School districts and state education departments were also faced with a problem: how to craft policy based on all the new information yielded from the now-mandatory student testing. Weil of the national teachers’ union said some places succeeded, and others did not.
“In Chattanooga, Tennessee,” he said, “they took on eight of their lowest performing schools, and did all this stuff, and they turned those schools around.” But in many other places, he contended, districts failed to use the data well. In part, the lack of a “playbook” on how to turn around under-performing schools meant little was done.
“Until we get to the mindset of ‘stop taking all these snapshots’,” he said, “we’ll cycle right back out for the test scores, and just go back and forth.”
Once the regulations for ESSA are finalized by the U.S. Department of Education, the task of defining when teachers are “ineffective” will be handed to states and they don’t have to use test scores as a measuring stick. The hope is also that the new law will lead to more creative ways of measuring students’ learning, which will result in more meaningful data and better policy responses. Weil sees an opportunity to shift away from the kind of data collection he regards as pointless and punitive. He hopes districts and states will adopt a “continuous improvement” model to make sure ineffective teachers get the support they need to become better in the classroom. “We have to rethink teacher evaluation in this country completely,” he told the conference.
Banks, who as a consultant at The New Teacher Project is in charge of building partnerships with school districts, argued that teachers needed clearer feedback on how they were doing. “We continue with systems that give teachers mixed messages,” she said. “Teachers get one story from their principal, another story from their central office, and maybe another story from their coach.”

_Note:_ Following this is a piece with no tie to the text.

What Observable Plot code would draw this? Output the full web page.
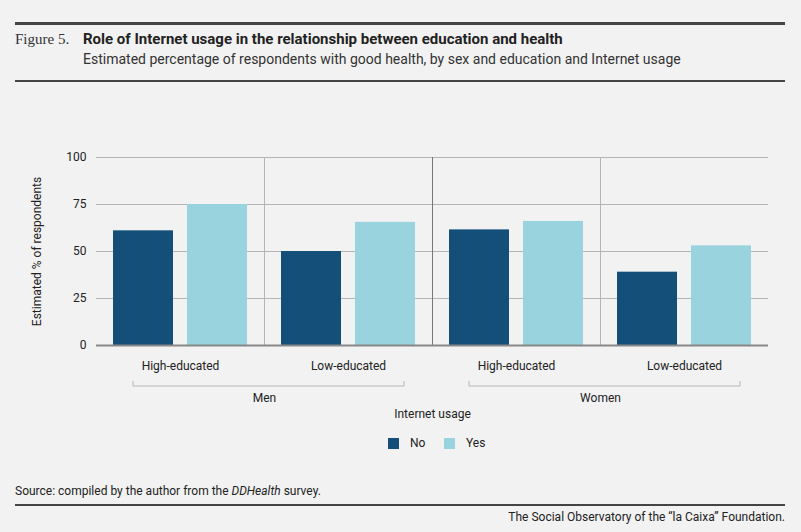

Teacher effectiveness researcher Angela Minnici contends that implementation was the real problem that bedeviled NCLB. AT EWA’s Chicago event, Minnici, head of the American Institutes for Research’s Center on Great Teachers and Leaders, said there was ample research on how to turn around low-performing schools. She suggested the attempt in ESSA to re-empower the states to tackle structural inequities could change things for the better.
“Students in our lowest-performing schools still do not have the best teachers that they need,” she said. “What we need is leaders who have a very specific skill-set to actually come in to low-performing schools and help turn them around. We need really high instructional quality.”
Those ideas – higher instructional quality and intervention by well-trained leaders – are also what the teachers’ union says it wants. On its website, AFT concedes teacher evaluation and intervention, done right, can “weed out those who should not remain in the profession”. But, of course, those kinds of measures come with a considerable price tag. Implementing them could ultimately mean diverting revenue from well-performing schools to under-performing ones with high concentrations of low-income and minority populations. To many observers, that is the element of the Every Student Succeeds Act that raises most concerns.
“There’s more funding flexibility than there’s ever been before, so states and districts can make lots of choices to really focus in on our lowest performing schools if they want to,” Minnici said.
But the AFT’s Weil, and others, doubt they will.
“Every time we talk about equity in this country,” Weil said, “the very first thing that comes up is how we fund our schools, and we never change it.”
Whether the new powers that states are afforded will focus attention on funding inequities remains to be seen. But on one thing, the speakers on the panel agreed: If the reforms do not bring about funding changes at the state and district level, many of America’s poorest children–stuck in under-resourced schools with ineffective teachers–will continue being left behind.